With a President who remains above Parliament, refusing to accept the mandate of the House and the people, the nation suffers deep wounds.

At the end of the day, responsibility must lie at the foot of someone for the social chaos that engulfs Linden, turning it into the deadliest mass protest since our 1966 political Independence.

Every society harbours discontents, people who would disrupt and destroy the peaceful ways of a people. Every society is under a threat of anarchy. It is why we have police forces and armies in every nation on the earth.

We elect our Government to maintain order, progress and development in society. When a Government has to resort to its Army and Police Force to stem internal dissent, something is terribly wrong.

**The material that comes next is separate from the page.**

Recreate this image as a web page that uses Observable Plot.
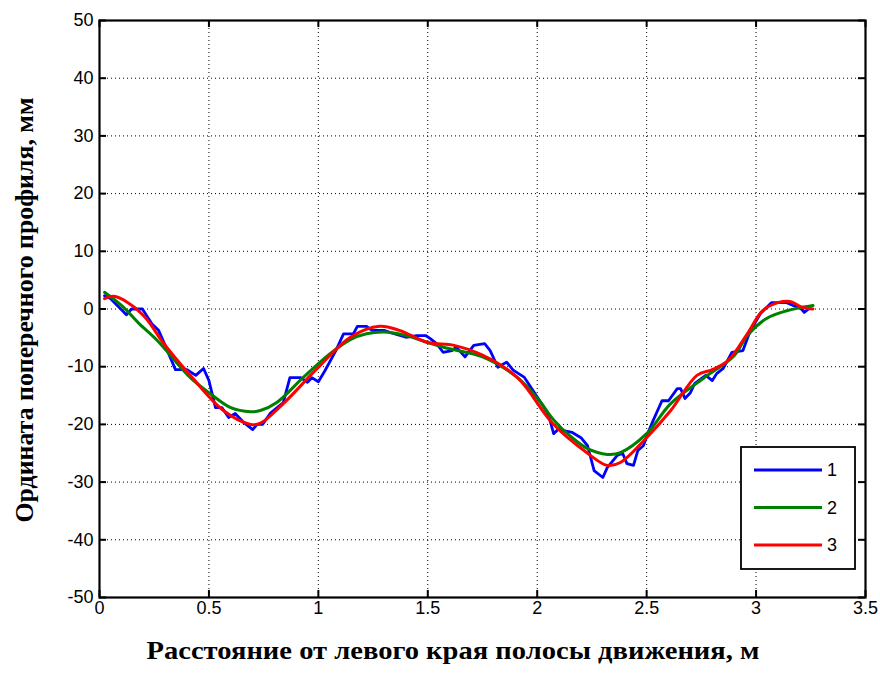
<!DOCTYPE html>
<html><head><meta charset="utf-8">
<script src="https://cdn.jsdelivr.net/npm/d3@7"></script>
<script src="https://cdn.jsdelivr.net/npm/@observablehq/plot@0.6"></script>
<style>body{margin:0;background:#fff}</style>
</head><body><div id="chart"></div>
<script>
const xTicks = [0, 0.5, 1, 1.5, 2, 2.5, 3, 3.5];
const yTicks = [-50, -40, -30, -20, -10, 0, 10, 20, 30, 40, 50];
const seriesNames = ["1", "2", "3"];
const seriesColors = ["#0000ff", "#008000", "#ff0000"];

const blueX = [0.023,0.05,0.123,0.146,0.196,0.24,0.27,0.30,0.347,0.40,0.44,0.475,0.50,0.53,0.56,0.59,0.62,0.66,0.70,0.72,0.745,0.78,0.84,0.87,0.92,0.95,0.97,1.00,1.03,1.08,1.115,1.16,1.178,1.22,1.245,1.30,1.33,1.40,1.45,1.49,1.51,1.54,1.57,1.61,1.63,1.67,1.71,1.76,1.785,1.82,1.86,1.89,1.94,1.98,2.01,2.045,2.06,2.075,2.10,2.12,2.16,2.20,2.23,2.26,2.30,2.32,2.365,2.39,2.41,2.44,2.46,2.485,2.51,2.53,2.57,2.60,2.64,2.655,2.675,2.70,2.72,2.77,2.80,2.82,2.85,2.89,2.94,2.97,3.02,3.07,3.14,3.17,3.20,3.22,3.24];
const blueY = [2.3,1.8,-1.0,0,0,-2.6,-3.7,-6.3,-10.5,-10.5,-11.5,-10.3,-12.4,-17.1,-17.1,-18.8,-18.1,-19.7,-20.9,-20.0,-20.0,-18.1,-16.2,-11.9,-11.9,-12.7,-11.9,-12.6,-10.7,-7.2,-4.3,-4.3,-3.0,-3.0,-3.7,-3.7,-4.1,-4.9,-4.6,-4.6,-5.1,-6.0,-7.5,-7.2,-6.6,-8.3,-6.3,-6.0,-7.2,-10.1,-9.2,-10.6,-11.8,-14.1,-15.8,-17.9,-19.5,-21.6,-20.7,-21.1,-21.4,-22.3,-23.7,-28.0,-29.2,-27.5,-25.4,-25.0,-26.8,-27.1,-24.5,-23.7,-21.1,-19.3,-15.9,-15.9,-13.8,-13.8,-15.5,-14.5,-12.9,-11.5,-12.4,-11.2,-10.3,-7.5,-7.2,-4.1,-0.8,1.1,1.1,0.6,0.3,-0.6,0];

const greenX = [0.023,0.11,0.18,0.265,0.415,0.507,0.60,0.69,0.735,0.81,0.93,1.055,1.146,1.22,1.30,1.40,1.50,1.60,1.75,1.91,2.01,2.07,2.15,2.23,2.32,2.38,2.50,2.61,2.76,2.90,2.96,3.05,3.14,3.20,3.26];
const greenY = [2.9,0.3,-2.5,-5.5,-11.9,-14.7,-17.1,-17.8,-17.6,-16.2,-11.9,-7.7,-5.3,-4.3,-4.0,-4.6,-5.8,-6.9,-8.3,-11.9,-15.9,-19.0,-22.0,-24.2,-25.2,-24.9,-21.6,-16.4,-12.0,-8.1,-4.6,-1.6,-0.3,0.2,0.6];

const redX = [0.023,0.064,0.13,0.21,0.29,0.415,0.566,0.69,0.735,0.84,0.995,1.146,1.28,1.37,1.50,1.62,1.75,1.91,2.07,2.23,2.32,2.38,2.50,2.61,2.73,2.80,2.87,2.96,3.03,3.10,3.155,3.21,3.26];
const redY = [1.8,2.2,1.1,-1.5,-5.8,-11.5,-17.6,-20.0,-19.8,-16.4,-10.3,-4.9,-3.0,-3.7,-5.8,-6.3,-8.0,-11.9,-19.8,-25.0,-27.1,-26.6,-22.3,-17.6,-11.5,-10.5,-9.0,-4.3,-0.3,1.1,1.3,0.3,0];

const toRows = (xs, ys) => xs.map((x, i) => ({x, y: ys[i]}));
const blue = toRows(blueX, blueY), green = toRows(greenX, greenY), red = toRows(redX, redY);

const W = 880, H = 687, mL = 99, mR = 15, mT = 20, mB = 90;
const pw = W - mL - mR, ph = H - mT - mB, tk = 7;
const grid = {stroke: "#000", strokeOpacity: 1, strokeWidth: 1, strokeDasharray: "1,3"};
const sans = "'Liberation Sans', Arial, sans-serif";

const chart = Plot.plot({
  width: W, height: H,
  marginLeft: mL, marginRight: mR, marginTop: mT, marginBottom: mB,
  style: {fontFamily: sans, background: "#fff", color: "#000"},
  x: {domain: [0, 3.5], label: null},
  y: {domain: [-50, 50], label: null},
  marks: [
    Plot.gridX(xTicks, grid),
    Plot.gridY(yTicks, grid),
    Plot.line(blue, {x: "x", y: "y", stroke: seriesColors[0], strokeWidth: 2.8}),
    Plot.line(green, {x: "x", y: "y", stroke: seriesColors[1], strokeWidth: 3, curve: "catmull-rom"}),
    Plot.line(red, {x: "x", y: "y", stroke: seriesColors[2], strokeWidth: 3, curve: "catmull-rom"}),
    Plot.tickX(xTicks, {x: d => d, insetTop: ph - tk, stroke: "#000", strokeWidth: 2}),
    Plot.tickX(xTicks, {x: d => d, insetBottom: ph - tk, stroke: "#000", strokeWidth: 2}),
    Plot.tickY(yTicks, {y: d => d, insetRight: pw - tk, stroke: "#000", strokeWidth: 2}),
    Plot.tickY(yTicks, {y: d => d, insetLeft: pw - tk, stroke: "#000", strokeWidth: 2}),
    Plot.axisX(xTicks, {tickSize: 0, tickPadding: 4, fontSize: 18, fontFamily: sans, fill: "#000", tickFormat: d => String(d), label: null}),
    Plot.axisY(yTicks, {tickSize: 0, tickPadding: 6, fontSize: 18, fontFamily: sans, fill: "#000", tickFormat: d => String(d), label: null}),
    Plot.frame({stroke: "#000", strokeWidth: 2.2})
  ]
});

const svg = d3.select(chart);
svg.append("text")
  .attr("x", 453).attr("y", 659)
  .attr("text-anchor", "middle")
  .attr("font-family", "'Liberation Serif', 'Times New Roman', serif")
  .attr("font-weight", "bold").attr("font-size", 25)
  .attr("textLength", 613).attr("lengthAdjust", "spacingAndGlyphs")
  .attr("fill", "#000")
  .text("Расстояние от левого края полосы движения, м");
svg.append("text")
  .attr("transform", "translate(33,310) rotate(-90)")
  .attr("text-anchor", "middle")
  .attr("font-family", "'Liberation Serif', 'Times New Roman', serif")
  .attr("font-weight", "bold").attr("font-size", 25)
  .attr("textLength", 425).attr("lengthAdjust", "spacingAndGlyphs")
  .attr("fill", "#000")
  .text("Ордината поперечного профиля, мм");

const lg = svg.append("g");
lg.append("rect").attr("x", 741).attr("y", 447).attr("width", 114).attr("height", 122)
  .attr("fill", "#fff").attr("stroke", "#000").attr("stroke-width", 1.8);
seriesNames.forEach((n, i) => {
  const yy = 470 + i * 37.5;
  lg.append("line").attr("x1", 754).attr("x2", 822).attr("y1", yy).attr("y2", yy)
    .attr("stroke", seriesColors[i]).attr("stroke-width", 2.8);
  lg.append("text").attr("x", 832).attr("y", yy).attr("dy", "0.35em")
    .attr("font-family", sans).attr("font-size", 18)
    .attr("fill", "#000").text(n);
});

document.getElementById("chart").appendChild(chart);
</script>
</body></html>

Government must see itself as responsible for the state of the Guyanese society. After two decades in power, it shaped the social environment of the nation.

To now blame discontented, poor, struggling Linden citizens, and to accuse an Opposition lacking real power or clout or visionary leadership, is a blatant act of deceit.

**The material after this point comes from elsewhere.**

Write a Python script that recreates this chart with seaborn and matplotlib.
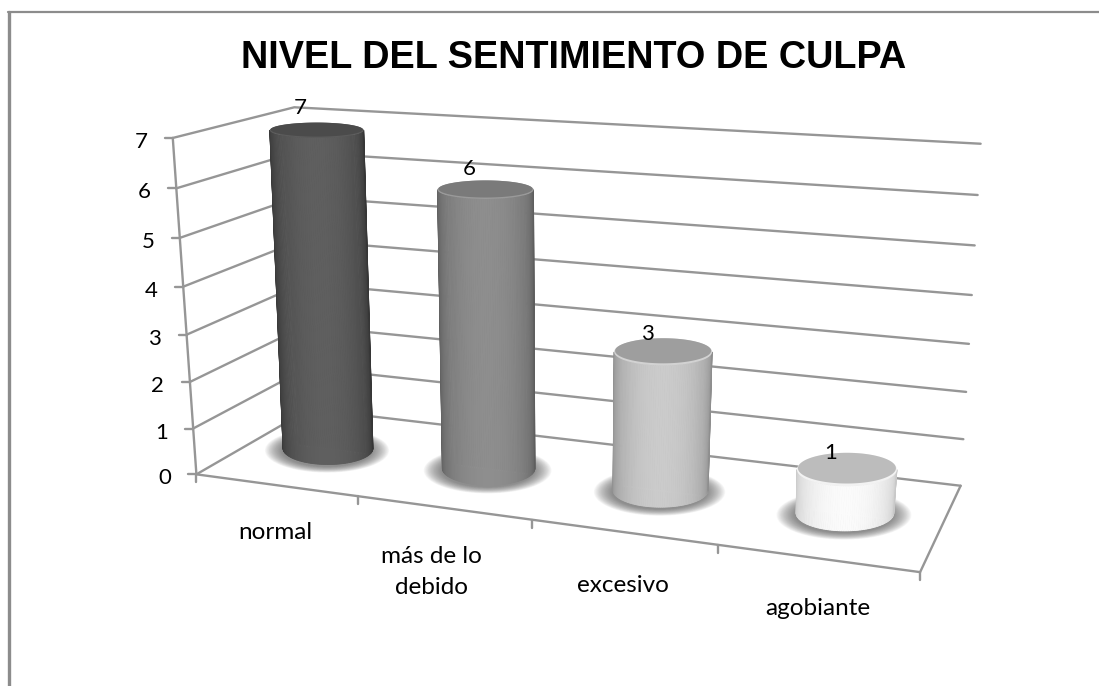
import numpy as np
import matplotlib
matplotlib.use("Agg")
import matplotlib.pyplot as plt
from matplotlib.transforms import Transform, IdentityTransform
import pandas as pd
import seaborn as sns

# The chart's data
categories = ["normal", "más de lo\ndebido", "excesivo", "agobiante"]
values = [7, 6, 3, 1]
y_ticks = [0, 1, 2, 3, 4, 5, 6, 7]
title = "NIVEL DEL SENTIMIENTO DE CULPA"

# Grey shades for each cylinder
edge_colors = ["#353535", "#5c5c5c", "#8c8c8c", "#c6c6c6"]
center_colors = ["#5f5f5f", "#8e8e8e", "#cbcbcb", "#fbfbfb"]
top_colors = ["#4b4b4b", "#7a7a7a", "#9e9e9e", "#bcbcbc"]
rim_colors = ["#5c5c5c", "#9a9a9a", "#d2d2d2", "#f2f2f2"]

W, H = 1099, 686
GRID = "#969696"

# Perspective of the box: (category, depth, value) -> picture pixel
box_3d = [(-0.5, 0, 0), (-0.5, 0, 7), (-0.5, 1, 7), (-0.5, 1, 0), (3.5, 1, 0),
          (3.5, 1, 7), (3.5, 0, 0), (0.5, 0, 0), (1.5, 0, 0)]
box_px = [(195, 475), (175, 138), (292, 107), (312, 408), (960, 487),
          (981, 144), (921, 570), (357, 497), (531, 520)]

rows, rhs = [], []
for (a, b, c), (u, v) in zip(box_3d, box_px):
    rows.append([a, b, c, 1, 0, 0, 0, 0, -u * a, -u * b, -u * c])
    rows.append([0, 0, 0, 0, a, b, c, 1, -v * a, -v * b, -v * c])
    rhs += [u, v]
P = np.append(np.linalg.lstsq(np.array(rows, float), np.array(rhs, float), rcond=None)[0], 1).reshape(3, 4)


def project(x, d, v):
    x, d, v = np.broadcast_arrays(np.asarray(x, float), np.asarray(d, float), np.asarray(v, float))
    pts = np.stack([x, d, v, np.ones_like(x)], axis=-1) @ P.T
    return pts[..., 0] / pts[..., 2], H - pts[..., 1] / pts[..., 2]


class MidDepth(Transform):
    # puts the seaborn bars on the middle of the floor
    input_dims = 2
    output_dims = 2

    def transform_non_affine(self, values):
        values = np.asarray(values)
        return np.column_stack(project(values[:, 0], 0.5, values[:, 1]))


def flat_ry(c, v):
    # how open a disc looks at this height: the depth run minus the gridline slope
    x0, y0 = project(c, 0.25, v)
    x1, y1 = project(c, 0.75, v)
    xa, ya = project(c - 0.5, 0.5, v)
    xb, yb = project(c + 0.5, 0.5, v)
    return 0.4 * abs((y1 - y0) - (yb - ya) / (xb - xa) * (x1 - x0))


px = IdentityTransform()
sns.set_theme(style="white")
plt.rcParams["font.family"] = ["Lato", "DejaVu Sans"]

fig = plt.figure(figsize=(W / 100, H / 100), dpi=100, facecolor="white")
ax = fig.add_axes([0, 0, 1, 1])

df = pd.DataFrame({"categoria": categories, "valor": values})
sns.barplot(data=df, x="categoria", y="valor", hue="categoria", palette=edge_colors,
            width=0.44, legend=False, saturation=1, ax=ax)
ax.set_axis_off()


def line3d(x, d, v, lw=1.7, color=GRID, z=1):
    xs, ys = project(x, d, v)
    ax.plot(xs, ys, transform=px, color=color, lw=lw, clip_on=False, zorder=z, solid_capstyle="round")


# Outer frame of the picture
ax.plot([9, 9], [0, H - 12], transform=px, color="#8c8c8c", lw=2.4, clip_on=False)
ax.plot([8, W], [H - 12, H - 12], transform=px, color="#8c8c8c", lw=1.6, clip_on=False)

# Walls and floor
for t in y_ticks:
    line3d([-0.5, -0.5, 3.5], [0, 1, 1], [t, t, t])
    xt, yt = project(-0.5, 0, t)
    ax.plot([xt - 8, xt], [yt, yt], transform=px, color=GRID, lw=1.7, clip_on=False)
    ax.text(xt - 32, yt - 4, str(t), transform=px, ha="center", va="center", fontsize=16, color="black")
line3d([-0.5, -0.5], [0, 0], [0, 7])
line3d([-0.5, 3.5, 3.5], [0, 0, 1], [0, 0, 0])

# Category ticks and labels along the front of the floor
label_dx = [0, -12, 0, 1]
label_dy = [-37, -38, -43, -40]
for i, name in enumerate(categories):
    xt, yt = project(i + 0.5, 0, 0)
    ax.plot([xt, xt], [yt, yt - 8], transform=px, color=GRID, lw=1.7, clip_on=False)
    xm, ym = project(i, 0, 0)
    ax.text(xm + label_dx[i], ym + label_dy[i], name, transform=px, ha="center", va="top",
            fontsize=17.5, color="black", linespacing=1.6)
xt, yt = project(-0.5, 0, 0)
ax.plot([xt, xt], [yt, yt - 8], transform=px, color=GRID, lw=1.7, clip_on=False)

# Turn each seaborn bar into a cylinder
theta = np.linspace(0, 2 * np.pi, 121)
front = np.linspace(np.pi, 2 * np.pi, 71)
for i, bar in enumerate(ax.patches):
    bar.set_transform(MidDepth())
    bar.set_clip_on(False)
    bar.set_zorder(3 + i)
    c = bar.get_x() + bar.get_width() / 2
    top = bar.get_height()
    z = 3.1 + i

    # centre and radii of the bottom and top discs, in pixels
    xb, yb = project(c, 0.5, 0)
    xb = xb - 4 + 1.3 * i
    yb = yb + 1
    xt, yt = project(c, 0.5, top)
    yt = yt - 4
    rb, rt = 45 + 1.3 * i, 47 + i
    ryb, ryt = flat_ry(c, 0), flat_ry(c, top)

    # soft shadow on the floor
    for s in np.linspace(1.38, 1.0, 22):
        ax.fill(xb - 1 + s * rb * np.cos(theta), yb - 2 + s * ryb * np.sin(theta), transform=px,
                color="#555555", alpha=0.045, lw=0, clip_on=False, zorder=2)

    # body, as thin vertical strips
    e = np.array(matplotlib.colors.to_rgb(edge_colors[i]))
    m = np.array(matplotlib.colors.to_rgb(center_colors[i]))
    for a0, a1 in zip(front[:-1], front[1:]):
        shade = np.abs(np.sin((a0 + a1) / 2)) ** 0.9
        xs = [xb + rb * np.cos(a0), xb + rb * np.cos(a1), xt + rt * np.cos(a1), xt + rt * np.cos(a0)]
        ys = [yb + ryb * np.sin(a0), yb + ryb * np.sin(a1), yt + ryt * np.sin(a1), yt + ryt * np.sin(a0)]
        ax.fill(xs, ys, transform=px, color=e + (m - e) * shade, lw=0.6, clip_on=False, zorder=z)

    # lid with a lighter rim at the front
    ax.fill(xt + rt * np.cos(theta), yt + ryt * np.sin(theta), transform=px,
            color=rim_colors[i], lw=0, clip_on=False, zorder=z + 0.1)
    ax.fill(xt + 0.98 * rt * np.cos(theta), yt + 0.08 * ryt + 0.92 * ryt * np.sin(theta), transform=px,
            color=top_colors[i], lw=0, clip_on=False, zorder=z + 0.2)

    # value above the cylinder
    xl, yl = project(c, 0.5, top)
    ax.text(xl - 16, yl + 11 + top, str(values[i]), transform=px, ha="center", va="center",
            fontsize=16, color="black", zorder=20)

fig.text(574 / W, 1 - 58 / H, title, ha="center", va="center", fontsize=27.3,
         fontweight="bold", family="Liberation Sans", color="black")

fig.savefig("out.png", dpi=100, facecolor="white")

Government is responsible for the chaos of Linden, for the nasty state of Georgetown, for poor roads constructed by corrupt contractors, for severe corruption in the Police Force, the State media and other State agencies.

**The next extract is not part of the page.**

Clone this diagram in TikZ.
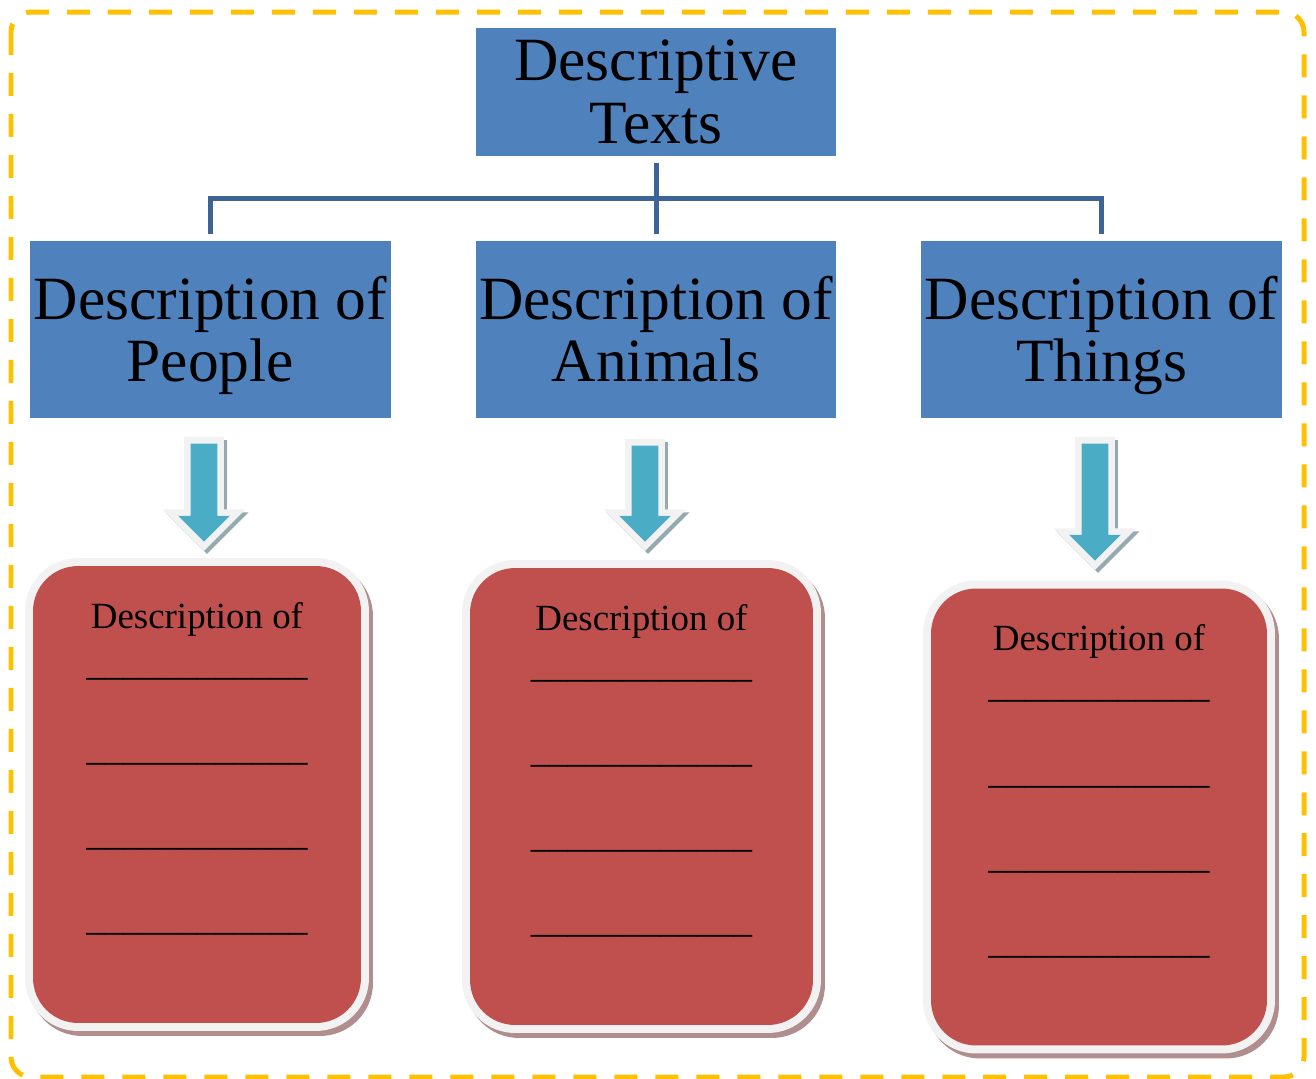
\documentclass[tikz,border=0pt]{standalone}
\usepackage{fontspec}
\setmainfont{Liberation Serif}
\usetikzlibrary{positioning, shapes.arrows}
\definecolor{frameyellow}{RGB}{255, 192, 0}
\definecolor{topblue}{RGB}{79, 129, 189}
\definecolor{linkblue}{RGB}{60, 100, 150}
\definecolor{arrowblue}{RGB}{75, 172, 198}
\definecolor{halogrey}{RGB}{242, 242, 242}
\definecolor{arrowshade}{RGB}{148, 170, 176}
\definecolor{cardred}{RGB}{192, 80, 77}
\definecolor{cardshade}{RGB}{176, 142, 142}
\newcommand\answerline{\_\_\_\_\_\_\_\_\_\_\_\_}

\begin{document}
\begin{tikzpicture}[
    x=0.02cm, y=-0.02cm,
    titlebox/.style={
        rectangle, fill=topblue,
        align=center, inner sep=0pt,
        font=\fontsize{35}{35.5}\selectfont,
        minimum width=7.2cm, minimum height=2.56cm,
    },
    catbox/.style={
        titlebox, text depth=0pt,
        minimum width=7.22cm, minimum height=3.54cm,
    },
    link/.style={draw=linkblue, line width=0.1cm},
    pointer/.style={
        single arrow, shape border rotate=270,
        fill=arrowblue, inner sep=0.26cm,
        minimum width=0.9cm, single arrow head extend=0.25cm,
        minimum height=#1,
        preaction={draw=arrowshade, fill=arrowshade, line width=0.26cm,
            transform canvas={shift={(0.06cm,-0.06cm)}}},
        preaction={draw=halogrey, line width=0.26cm},
    },
    cardbox/.style={
        rectangle, rounded corners=0.9cm,
        fill=cardred, inner sep=0pt,
        minimum width=#1, minimum height=9.14cm,
        preaction={draw=cardshade, fill=cardshade, line width=0.32cm,
            transform canvas={shift={(0.08cm,-0.1cm)}}},
        preaction={draw=halogrey, line width=0.32cm},
    },
    fillin/.style={
        align=center, inner sep=0pt,
        font=\fontsize{21}{27}\selectfont,
    },
    dashframe/.style={
        draw=frameyellow, line width=0.1cm,
        dash pattern=on 0.46cm off 0.36cm, rounded corners=0.4cm,
    },
]
\useasboundingbox (0,0) rectangle (1316,1079);

% =================================================
% Outer frame
% =================================================
\draw[dashframe] (11,12) rectangle (1304,1077);

% =================================================
% Heading and categories
% =================================================
\node[titlebox] (texts) at (656,92) {Descriptive\\Texts};

\node[catbox, below=1.68cm of texts]   (animals) {Description of\\Animals};
\node[catbox, left=1.68cm of animals]  (people)  {Description of\\People};
\node[catbox, right=1.68cm of animals] (things)  {Description of\\Things};

\coordinate (split) at (656,198);
\draw[link, shorten <=0.14cm, shorten >=0.12cm] (texts) -- (animals);
\draw[link, shorten <=0.12cm, shorten >=0.12cm] (people.north) |- (split) -| (things.north);

% =================================================
% Pointers
% =================================================
\node[pointer=1.96cm] (peoplearrow)  at (204,486)   {};
\node[pointer=1.92cm] (animalsarrow) at (645,487)   {};
\node[pointer=2.34cm] (thingsarrow)  at (1095,495.5) {};

% =================================================
% Cards to fill in
% =================================================
\node[cardbox=6.56cm] (peoplecard)  at (197,794.5)   {};
\node[cardbox=6.86cm] (animalscard) at (641.5,796.5) {};
\node[cardbox=6.72cm] (thingscard)  at (1099,817)    {};

\node[fillin, anchor=north] (peoplelines) at ([yshift=-0.72cm]peoplecard.north) {%
    Description of\\
    \answerline\\[21.4pt]
    \answerline\\[21.4pt]
    \answerline\\[21.4pt]
    \answerline%
};
\node[fillin, anchor=north] (animalslines) at ([yshift=-0.72cm]animalscard.north) {%
    Description of\\
    \answerline\\[21.4pt]
    \answerline\\[21.4pt]
    \answerline\\[21.4pt]
    \answerline%
};
\node[fillin, anchor=north] (thingslines) at ([yshift=-0.72cm]thingscard.north) {%
    Description of\\
    \answerline\\[21.4pt]
    \answerline\\[21.4pt]
    \answerline\\[21.4pt]
    \answerline%
};

\end{tikzpicture}
\end{document}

We cannot begin to heal our land of the curse of this rapid descent to lawlessness and barbaric behaviour unless Government takes responsibility for its dire failings.

Today in Linden, 850 children face a new school year starting in a couple weeks, uncertain of their future. Their families face extra hardship to find extra money for them to travel to other schools. Teachers face larger classrooms in the town.

The ripple effect of the burning of that school affects thousands and thousands of people directly – kids, parents, teachers. Such a horrible act also affects the psychological and emotional health of the nation.

To know deep in our national conscience that we are a people who would burn a school to ashes is to harbour a psychotic ugliness deep in the soul of our body politic. Such a feeling cannot be good.

We must guard against ever descending to such a state, ever again.

And the responsibility for this lies at the feet of the Government.

The Opposition seems so passive and inept at tackling Government’s strong-arm tactics and attitude.

After 28 years of rigged elections, the defining difference for our society in the early 1990’s was the forming of a civic group to bring about free and fair elections.

Sadly, two of the founding fathers of that group, in Prime Minister Sam Hinds and Labour Minister N. K. Gopaul, now form key elements of this hard-hearted Government.

It may be time for a few decent-minded citizen leaders to form a civic group to again transform this society, to forge unity, trust and goodwill across the walls that divide us as a people.

Such a group will benefit from Diaspora input, and may even offer a national strategy for the advance of our nation.

Some such initiative seems absolutely necessary at this point in our history.

In the face of Government not facing up to its responsibility to build a society of cohesive harmony, and given that the Opposition remains toothless and without real power or visionary leadership, citizens of heart and conscience must step up and play a new role.

Just like happened when we achieved free and fair elections in 1992, we must believe in ourselves as a people, that we are noble and of high standing. We must, on the civic level, make a move to transform our land.

We must believe and purpose in our heart to lift our nation to the noble heights of an outstanding people in the 21st century global village.

We must shake off the ugly shackles that anchor us in such a stupor, such a stagnant imprisonment, that we would cruelly burn a school where 850 of our children build their future.

For those 850 children, and our generation of tomorrow, to build a noble Guyanese nation of 21st century sophistication, we need responsible leadership: leadership that would see the education of our children as a sacred duty, not to be inflamed to ashes.